В не изменявшем ему весь последний месяц ощущении тупой житейской скуки, осложненной каким-то навязчивым анализом окружающего «под углом», вдруг зазвучала нотка товарищеской приязни, слегка повышенной, но искренней беззаботности. Ожидание разгула с неведомой, щекочущей нервы перспективой точно приподняло Одинцова, втолкнуло в распахнутую дверь, и он, сразу впадая в общий тон, закричал с утрированною развязностью:
— Привет честному кумпансгву! Привет безнравственному имениннику, бездельнику и пьянице Володьке!
Виновник торжества, земский начальник Бабичев, сидевший с фисгармонией и с картинным изгибом рук игравший марш Буланже, бросился ему навстречу.
— Госпожа судебная палата дорого заплатит за свои слова, — закричал он, целуя Одинцова в обе щеки. — Налить ей за это по второй инстанции!
И, пока Одинцов переходил из объятий в объятия, встречаясь с разнеженными, влажными взорами друзей, Бабичев налил две большие рюмки коньяку и, держа их в обеих руках, торжественно подступил к Одинцову.
— А вот это по первой инстанции, — говорил он, почти насильно вливая коньяк в рот Одинцову, — а это, брат, по второй!
Одинцов опоздал, и завтрак был в полном разгаре, бутылки наполовину выпиты, блюда с шашлыком опустошены. Посреди стола возвышалась большая ваза с толченым льдом, наполнявшим также стаканы с торчащими из них изогнутыми стеклянными трубками. В промежутках толченого льда желтел и золотился херес.
Ошеломленный двумя рюмками коньяку, но еще совершенно трезвый, Одинцов сидел за столом, тянул из стеклянной трубки холодную влагу и, приходя в себя, всматривался и слушал.
Именинник Бабичев, по-прежнему выворачивая руки, играл марш Буланже и с увлечением напевал какие-то нелепые слова:
Народу было немного — кроме Одинцова и Бабичева, всего трое: студент-технолог Гросс, молодой военный инженер Жуков и начальник судоходной дистанции, пожилой моряк Китнер.
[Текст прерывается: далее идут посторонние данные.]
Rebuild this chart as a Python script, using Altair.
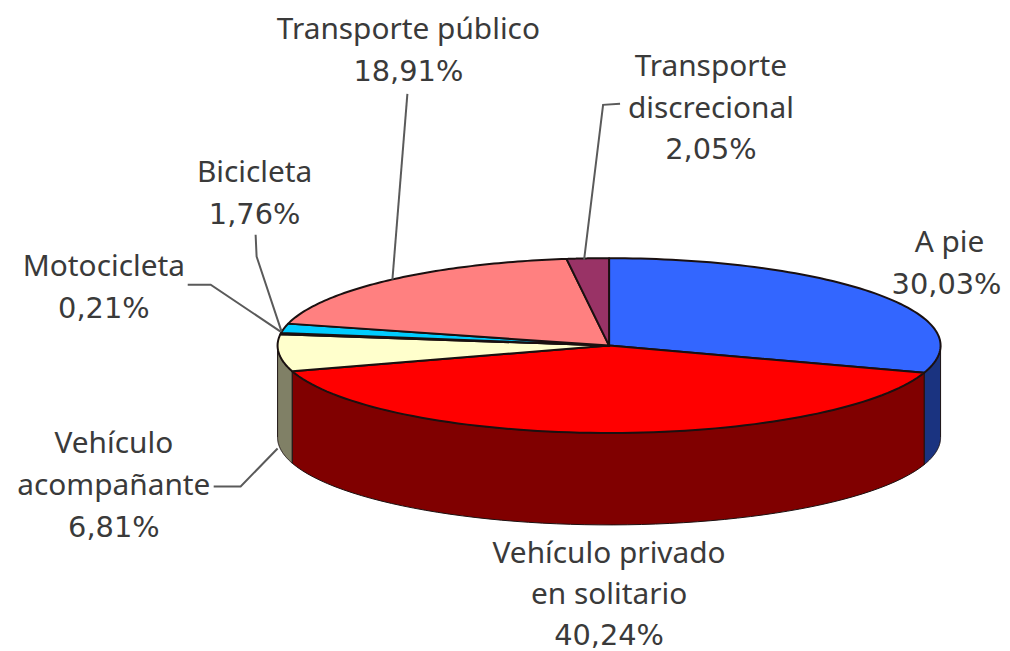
import numpy as np
import pandas as pd
import altair as alt

# Data
categories = ["A pie", "Vehículo privado en solitario", "Vehículo acompañante", "Motocicleta",
              "Bicicleta", "Transporte público", "Transporte discrecional"]
values = [30.03, 40.24, 6.81, 0.21, 1.76, 18.91, 2.05]
top_colors = ["#3366FF", "#FF0000", "#FFFFCC", "#CCCC99", "#00CCFF", "#FF8080", "#993366"]
side_colors = ["#1A3380", "#800000", "#808066", "#666650", "#006680", "#804040", "#4D1A33"]

# Projection of the pie (picture pixels)
CX, CY, RX, RY, DEPTH = 609, 344, 332, 87.5, 92
W, H = 1000, 640
OX, OY = 8, 8

# Labels: name lines and percentage lines, centre x, centre y
name_lines = [
    ("A pie", 950, 241),
    ("Vehículo privado", 609, 553), ("en solitario", 609, 594),
    ("Vehículo", 113, 443), ("acompañante", 113, 485),
    ("Motocicleta", 103, 265),
    ("Bicicleta", 254, 171),
    ("Transporte público", 408, 28),
    ("Transporte", 711, 65), ("discrecional", 711, 107),
]
pct_lines = [
    ("30,03%", 947, 283), ("40,24%", 609, 635), ("6,81%", 113, 527), ("0,21%", 103, 307),
    ("1,76%", 254, 213), ("18,91%", 408, 70), ("2,05%", 711, 148),
]
leaders = [
    [(407, 92), (392, 278)],
    [(620, 102), (603, 103), (584, 258)],
    [(255, 233), (256, 255), (281, 330)],
    [(187, 283), (210, 283), (280, 330)],
    [(213, 485), (240, 485), (277, 447)],
]


def rim(a):
    return CX + RX * np.sin(a), CY - RY * np.cos(a)


edges = np.radians(np.concatenate([[0], np.cumsum(values)]) / sum(values) * 360)
polys = []  # (points, fill, stroke width)
for i in range(len(values)):
    lo, hi = max(edges[i], np.pi / 2), min(edges[i + 1], 3 * np.pi / 2)
    if hi > lo:
        t = np.linspace(lo, hi, 60)
        x, y = rim(t)
        polys.append((list(zip(x, y)) + list(zip(x[::-1], y[::-1] + DEPTH)), side_colors[i], 1))
for i in range(len(values)):
    t = np.linspace(edges[i], edges[i + 1], 80)
    x, y = rim(t)
    polys.append(([(CX, CY)] + list(zip(x, y)), top_colors[i], 2))

X = alt.Scale(domain=[OX, OX + W], range=[1, 1005.5], nice=False, zero=False)
Y = alt.Scale(domain=[OY, OY + H], range=[0, H * 1.005], nice=False, zero=False)
xe = alt.X("x:Q", scale=X, axis=None)
ye = alt.Y("y:Q", scale=Y, axis=None)

layers = []
for pts, col, sw in polys:
    df = pd.DataFrame(pts, columns=["x", "y"]).assign(o=lambda d: range(len(d)))
    layers.append(
        alt.Chart(df).mark_line(fill=col, stroke="#1a1010", strokeWidth=sw,
                                interpolate="linear-closed", strokeJoin="round")
        .encode(x=xe, y=ye, order="o:Q")
    )
for pts in leaders:
    df = pd.DataFrame(pts, columns=["x", "y"]).assign(o=lambda d: range(len(d)))
    layers.append(
        alt.Chart(df).mark_line(stroke="#5a5a5a", strokeWidth=2).encode(x=xe, y=ye, order="o:Q")
    )
names = pd.DataFrame(name_lines, columns=["t", "x", "y"])
pcts = pd.DataFrame(pct_lines, columns=["t", "x", "y"])
layers.append(
    alt.Chart(names).mark_text(font="Noto Sans", fontSize=30, color="#3a3a3a", align="center", baseline="middle")
    .encode(x=xe, y=ye, text="t:N")
)
layers.append(
    alt.Chart(pcts).mark_text(font="DejaVu Sans", fontSize=29, color="#3a3a3a", align="center", baseline="middle")
    .encode(x=xe, y=ye, text="t:N")
)

chart = (
    alt.layer(*layers)
    .properties(width=W, height=H, padding=0, background="white")
    .configure_view(stroke=None)
)
chart.save("out.html", embed_options={"renderer": "svg", "actions": False})
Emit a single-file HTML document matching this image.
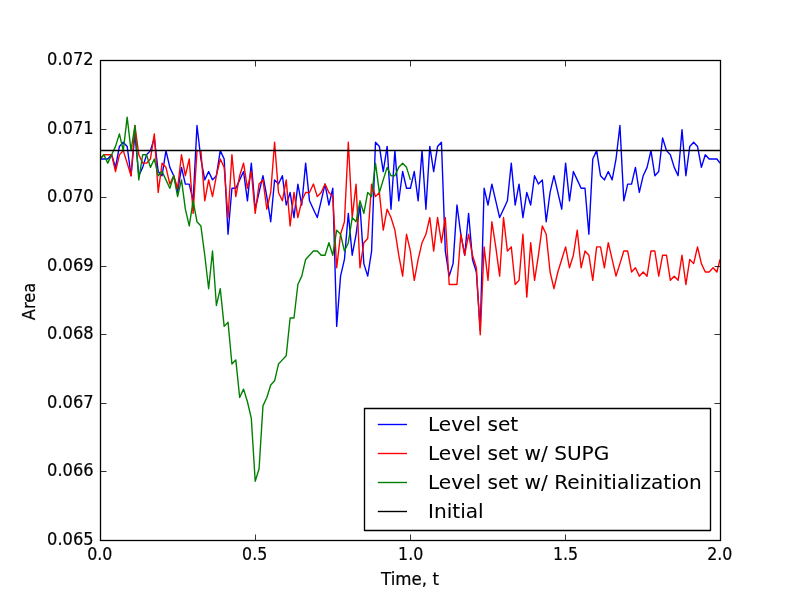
<!DOCTYPE html>
<html lang="en">
<head>
<meta charset="utf-8">
<title>Area vs Time</title>
<style>
html,body{margin:0;padding:0;background:#ffffff;}
body{width:800px;height:600px;overflow:hidden;position:relative;font-family:"DejaVu Sans","Liberation Sans",sans-serif;}
</style>
</head>
<body>
<svg width="800" height="600" viewBox="0 0 800 600" style="display:block;position:absolute;left:0;top:0">
<rect x="0" y="0" width="800" height="600" fill="#ffffff"/>
<defs><clipPath id="ax"><rect x="100" y="60" width="620" height="480"/></clipPath></defs>
<g clip-path="url(#ax)" fill="none" stroke-width="1.39" stroke-linejoin="round" stroke-linecap="butt">
<path d="M100.00 158.97 L103.88 158.97 L107.76 158.97 L111.64 154.79 L115.52 167.34 L119.40 146.41 L123.28 142.23 L127.16 146.41 L131.04 175.71 L134.92 133.86 L138.80 175.71 L142.68 167.34 L146.56 154.79 L150.44 150.60 L154.32 138.04 L158.20 171.53 L162.08 175.71 L165.96 150.60 L169.84 167.34 L173.72 175.71 L177.60 192.45 L181.48 167.34 L185.36 184.08 L189.24 184.08 L193.12 200.82 L197.00 125.49 L200.88 158.97 L204.76 179.90 L208.64 171.53 L212.52 179.90 L216.40 175.71 L220.28 150.60 L224.16 158.97 L228.04 234.31 L231.92 188.27 L235.80 188.27 L239.68 179.90 L243.56 171.53 L247.44 200.82 L251.32 163.16 L255.20 209.19 L259.08 192.45 L262.96 175.71 L266.84 196.64 L270.72 221.75 L274.60 179.90 L278.48 184.08 L282.36 175.71 L286.24 205.01 L290.12 192.45 L294.00 217.56 L297.88 184.08 L301.76 205.01 L305.64 163.16 L309.52 200.82 L313.40 209.19 L317.28 217.56 L321.16 200.82 L325.04 184.08 L328.92 205.01 L332.80 188.27 L336.68 326.38 L340.56 276.16 L344.44 259.42 L348.32 213.38 L352.20 255.23 L356.08 234.31 L359.96 205.01 L363.84 263.60 L367.72 276.16 L371.60 251.05 L375.48 142.23 L379.36 146.41 L383.24 171.53 L387.12 146.41 L391.00 209.19 L394.88 150.60 L398.76 200.82 L402.64 171.53 L406.52 188.27 L410.40 188.27 L414.28 171.53 L418.16 200.82 L422.04 150.60 L425.92 209.19 L429.80 146.41 L433.68 171.53 L437.56 146.41 L441.44 142.23 L445.32 251.05 L449.20 276.16 L453.08 263.60 L456.96 205.01 L460.84 234.31 L464.72 255.23 L468.60 213.38 L472.48 259.42 L476.36 271.97 L480.24 330.57 L484.12 188.27 L488.00 205.01 L491.88 184.08 L495.76 200.82 L499.64 217.56 L503.52 209.19 L507.40 200.82 L511.28 163.16 L515.16 205.01 L519.04 184.08 L522.92 217.56 L526.80 192.45 L530.68 205.01 L534.56 175.71 L538.44 184.08 L542.32 179.90 L546.20 221.75 L550.08 192.45 L553.96 175.71 L557.84 192.45 L561.72 209.19 L565.60 163.16 L569.48 200.82 L573.36 171.53 L577.24 179.90 L581.12 188.27 L585.00 188.27 L588.88 234.31 L592.76 158.97 L596.64 150.60 L600.52 175.71 L604.40 179.90 L608.28 171.53 L612.16 179.90 L616.04 158.97 L619.92 125.49 L623.80 200.82 L627.68 184.08 L631.56 184.08 L635.44 167.34 L639.32 192.45 L643.20 175.71 L647.08 167.34 L650.96 150.60 L654.84 175.71 L658.72 171.53 L662.60 138.04 L666.48 150.60 L670.36 154.79 L674.24 167.34 L678.12 175.71 L682.00 129.67 L685.88 175.71 L689.76 146.41 L693.64 142.23 L697.52 146.41 L701.40 167.34 L705.28 154.79 L709.16 158.97 L713.04 158.97 L716.92 158.97 L720.00 163.16" stroke="#0000ff"/>
<path d="M100.00 158.97 L103.88 154.79 L107.76 154.79 L111.64 154.79 L115.52 171.53 L119.40 154.79 L123.28 150.60 L127.16 163.16 L131.04 175.71 L134.92 125.49 L138.80 154.79 L142.68 163.16 L146.56 163.16 L150.44 158.97 L154.32 133.86 L158.20 192.45 L162.08 163.16 L165.96 167.34 L169.84 184.08 L173.72 175.71 L177.60 188.27 L181.48 154.79 L185.36 175.71 L189.24 158.97 L193.12 213.38 L197.00 150.60 L200.88 150.60 L204.76 200.82 L208.64 179.90 L212.52 196.64 L216.40 175.71 L220.28 158.97 L224.16 167.34 L228.04 217.56 L231.92 154.79 L235.80 196.64 L239.68 175.71 L243.56 163.16 L247.44 188.27 L251.32 171.53 L255.20 213.38 L259.08 184.08 L262.96 179.90 L266.84 209.19 L270.72 192.45 L274.60 142.23 L278.48 192.45 L282.36 200.82 L286.24 179.90 L290.12 225.94 L294.00 192.45 L297.88 217.56 L301.76 200.82 L305.64 192.45 L309.52 192.45 L313.40 184.08 L317.28 196.64 L321.16 192.45 L325.04 184.08 L328.92 192.45 L332.80 196.64 L336.68 267.79 L340.56 234.31 L344.44 221.75 L348.32 142.23 L352.20 217.56 L356.08 184.08 L359.96 267.79 L363.84 242.68 L367.72 238.49 L371.60 184.08 L375.48 196.64 L379.36 192.45 L383.24 230.12 L387.12 209.19 L391.00 217.56 L394.88 230.12 L398.76 255.23 L402.64 276.16 L406.52 234.31 L410.40 251.05 L414.28 280.34 L418.16 259.42 L422.04 242.68 L425.92 234.31 L429.80 217.56 L433.68 251.05 L437.56 217.56 L441.44 242.68 L445.32 217.56 L449.20 284.53 L453.08 284.53 L456.96 284.53 L460.84 234.31 L464.72 255.23 L468.60 234.31 L472.48 255.23 L476.36 267.79 L480.24 334.75 L484.12 246.86 L488.00 280.34 L491.88 221.75 L495.76 246.86 L499.64 276.16 L503.52 217.56 L507.40 251.05 L511.28 246.86 L515.16 284.53 L519.04 280.34 L522.92 234.31 L526.80 297.09 L530.68 242.68 L534.56 280.34 L538.44 255.23 L542.32 225.94 L546.20 234.31 L550.08 271.97 L553.96 288.71 L557.84 271.97 L561.72 259.42 L565.60 246.86 L569.48 267.79 L573.36 255.23 L577.24 230.12 L581.12 267.79 L585.00 251.05 L588.88 255.23 L592.76 280.34 L596.64 246.86 L600.52 246.86 L604.40 267.79 L608.28 242.68 L612.16 259.42 L616.04 276.16 L619.92 263.60 L623.80 251.05 L627.68 251.05 L631.56 271.97 L635.44 267.79 L639.32 276.16 L643.20 271.97 L647.08 276.16 L650.96 251.05 L654.84 251.05 L658.72 276.16 L662.60 255.23 L666.48 255.23 L670.36 280.34 L674.24 276.16 L678.12 280.34 L682.00 255.23 L685.88 284.53 L689.76 259.42 L693.64 263.60 L697.52 246.86 L701.40 263.60 L705.28 271.97 L709.16 271.97 L713.04 267.79 L716.92 271.97 L720.00 259.42" stroke="#ff0000"/>
<path d="M100.00 158.97 L103.88 154.79 L107.76 163.16 L111.64 154.79 L115.52 146.41 L119.40 133.86 L123.28 150.60 L127.16 117.12 L131.04 150.60 L134.92 125.49 L138.80 179.90 L142.68 154.79 L146.56 154.79 L150.44 167.34 L154.32 158.97 L158.20 175.71 L162.08 171.53 L165.96 179.90 L169.84 188.27 L173.72 175.71 L177.60 196.64 L181.48 179.90 L185.36 209.19 L189.24 225.94 L193.12 200.82 L197.00 221.75 L200.88 225.94 L204.76 255.23 L208.64 288.71 L212.52 251.05 L216.40 305.46 L220.28 288.71 L224.16 326.38 L228.04 322.20 L231.92 364.05 L235.80 359.87 L239.68 397.53 L243.56 389.16 L247.44 401.72 L251.32 418.46 L255.20 481.24 L259.08 468.68 L262.96 405.90 L266.84 397.53 L270.72 384.98 L274.60 380.79 L278.48 364.05 L282.36 359.87 L286.24 355.68 L290.12 318.01 L294.00 318.01 L297.88 284.53 L301.76 276.16 L305.64 259.42 L309.52 255.23 L313.40 251.05 L317.28 251.05 L321.16 255.23 L325.04 255.23 L328.92 242.68 L332.80 255.23 L336.68 230.12 L340.56 234.31 L344.44 251.05 L348.32 242.68 L352.20 217.56 L356.08 221.75 L359.96 200.82 L363.84 213.38 L367.72 192.45 L371.60 196.64 L375.48 163.16 L379.36 192.45 L383.24 179.90 L387.12 167.34 L391.00 175.71 L394.88 175.71 L398.76 167.34 L402.64 163.16 L406.52 167.34 L410.40 179.90" stroke="#008000"/>
<path d="M100 150.5 L720 150.5" stroke="#000000"/>
</g>
<rect x="100.5" y="60.5" width="620" height="480" fill="none" stroke="#000" stroke-width="1.3"/>
<path d="M100.5 540.5 v-6 M100.5 60.5 v6 M255.5 540.5 v-6 M255.5 60.5 v6 M410.5 540.5 v-6 M410.5 60.5 v6 M565.5 540.5 v-6 M565.5 60.5 v6 M720.5 540.5 v-6 M720.5 60.5 v6 M100.5 60.5 h6 M720.5 60.5 h-6 M100.5 129.5 h6 M720.5 129.5 h-6 M100.5 197.5 h6 M720.5 197.5 h-6 M100.5 266.5 h6 M720.5 266.5 h-6 M100.5 334.5 h6 M720.5 334.5 h-6 M100.5 403.5 h6 M720.5 403.5 h-6 M100.5 471.5 h6 M720.5 471.5 h-6 M100.5 540.5 h6 M720.5 540.5 h-6" stroke="#000" stroke-width="0.8" fill="none"/>
<g font-family="'DejaVu Sans', 'Liberation Sans', sans-serif" fill="#000" stroke="#000" stroke-width="0.2" stroke-linejoin="round">
<text transform="translate(99.80 559.50) scale(0.95 1.075)" font-size="16.67px" text-anchor="middle">0.0</text>
<text transform="translate(254.70 559.50) scale(0.95 1.075)" font-size="16.67px" text-anchor="middle">0.5</text>
<text transform="translate(410.70 559.50) scale(0.95 1.075)" font-size="16.67px" text-anchor="middle">1.0</text>
<text transform="translate(565.60 559.50) scale(0.95 1.075)" font-size="16.67px" text-anchor="middle">1.5</text>
<text transform="translate(719.80 559.50) scale(0.95 1.075)" font-size="16.67px" text-anchor="middle">2.0</text>
<text transform="translate(93.55 64.50) scale(0.975 1.075)" font-size="16.67px" text-anchor="end">0.072</text>
<text transform="translate(93.55 133.50) scale(0.975 1.075)" font-size="16.67px" text-anchor="end">0.071</text>
<text transform="translate(93.55 201.50) scale(0.975 1.075)" font-size="16.67px" text-anchor="end">0.070</text>
<text transform="translate(93.55 270.50) scale(0.975 1.075)" font-size="16.67px" text-anchor="end">0.069</text>
<text transform="translate(93.55 338.50) scale(0.975 1.075)" font-size="16.67px" text-anchor="end">0.068</text>
<text transform="translate(93.55 407.50) scale(0.975 1.075)" font-size="16.67px" text-anchor="end">0.067</text>
<text transform="translate(93.55 475.50) scale(0.975 1.075)" font-size="16.67px" text-anchor="end">0.066</text>
<text transform="translate(93.55 544.50) scale(0.975 1.075)" font-size="16.67px" text-anchor="end">0.065</text>
<text transform="translate(410.00 584.50) scale(1.0 1.075)" font-size="16.67px" text-anchor="middle">Time, t</text>
<text transform="translate(35.00 301.50) rotate(-90) scale(0.975 1.075)" font-size="16.67px" text-anchor="middle">Area</text>
</g>
<rect x="364.5" y="408.5" width="346" height="122" fill="#fff" stroke="#000" stroke-width="1.35" stroke-linejoin="round"/>
<g stroke-width="1.39" fill="none">
<path d="M377.8 424.5 L407 424.5" stroke="#0000ff"/>
<path d="M377.8 453.5 L407 453.5" stroke="#ff0000"/>
<path d="M377.8 482.5 L407 482.5" stroke="#008000"/>
<path d="M377.8 511.5 L407 511.5" stroke="#000000"/>
</g>
<g font-family="'DejaVu Sans', 'Liberation Sans', sans-serif" fill="#000" stroke="#000" stroke-width="0.06" stroke-linejoin="round">
<text transform="translate(428.00 431.00) scale(1.0055 1.01)" font-size="20px" text-anchor="start">Level set</text>
<text transform="translate(428.00 460.00) scale(1.0055 1.01)" font-size="20px" text-anchor="start">Level set w/ SUPG</text>
<text transform="translate(428.00 489.00) scale(1.0055 1.01)" font-size="20px" text-anchor="start">Level set w/ Reinitialization</text>
<text transform="translate(428.00 518.00) scale(1.0055 1.01)" font-size="20px" text-anchor="start">Initial</text>
</g>
</svg>
</body>
</html>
Но все они были без сюртуков, сидели, развалившись в красивых позах, громко говорили, стучали стаканами, и у Одинцова сначала получилось обманчивое впечатление, будто компания гораздо больше. Пожилой моряк обнимал за плечи студента, а перед ними стоял Жуков. Молодой инженер, с торчавшим из-за жилета широким военным галстуком, быстро жестикулировал и показывал на картах замысловатый фокус. Маленькие черные глазки Жукова лукаво смеялись на неподвижном, тщательно выбритом лице, а быстро мелькавшие пальцы с необычайной ловкостью тасовали и подтасовывали колоду. Потом инженер жонглировал бокалами и тростью, завязывал салфетку в «волшебный узел» и все время приговаривал с интонацией заправского фокусника:
— Алле пассе! Алле гоп!
Начальник судоходной дистанции, тянувший херес стакан за стаканом и усердно подливавший студенту Гроссу, не мигая смотрел на инженера белесовато-голубыми острыми глазами морского волка и, всплескивая руками, восхищенно кричал:
— То есть это, я вам доложу, поразительно! Клянусь хересом и студентом! Ах, черт его возьми! Шевели ногами!..
А технолог Гросс, с открытым «добролюбовским» лицом, пил херес попеременно с водкой, стучал кулаком по столу и говорил с равнодушной расстановкой:
— Ерунда. Брось, инженер!.. Вся наша жизнь такой же фокус с тасовкой и подтасовкой. Да, брат. Лучше выпьем. И я тебе докажу, как дважды два, что ты сам салфетка, завязанная узлом...
Номер гостиницы, где остановился и справлял именины Бабичев, выходил на теневую сторону улицы, и в нем, по контрасту со зноем, ослепительно сиявшим с противоположной стороны, казалось не жарко.
Подойдя к окну, Одинцов увидал ряд татарских лавчонок. С пыльной улицы веяло прелым запахом арбузов и дынь, наваленных у дверей лавчонок целыми грудами. Тут же на корточках сидели татары в круглых бархатных ермолках и персы в высоких барашковых шапках. У персов были загорелые лица, а бороды и ногти окрашены в рыжевато-красную краску. На знойной улице, переполненной лавками, группами татар и персов, была почти немая тишина, а из номера гостиницы, где пировали пятеро друзей, вырывался разноголосый шум и резкие, стонущие звуки фисгармонии. Но торговцы арбузами были равнодушны к этому шуму, и только широколицый рябой татарин, сидевший как раз против Одинцова и смотревший на него двумя крошечными точками глаз, улыбался широчайшей улыбкой. Он причмокивал губами, бормотал что-то вроде «тарам-барам», и Одинцов догадался, что татарину за него весело.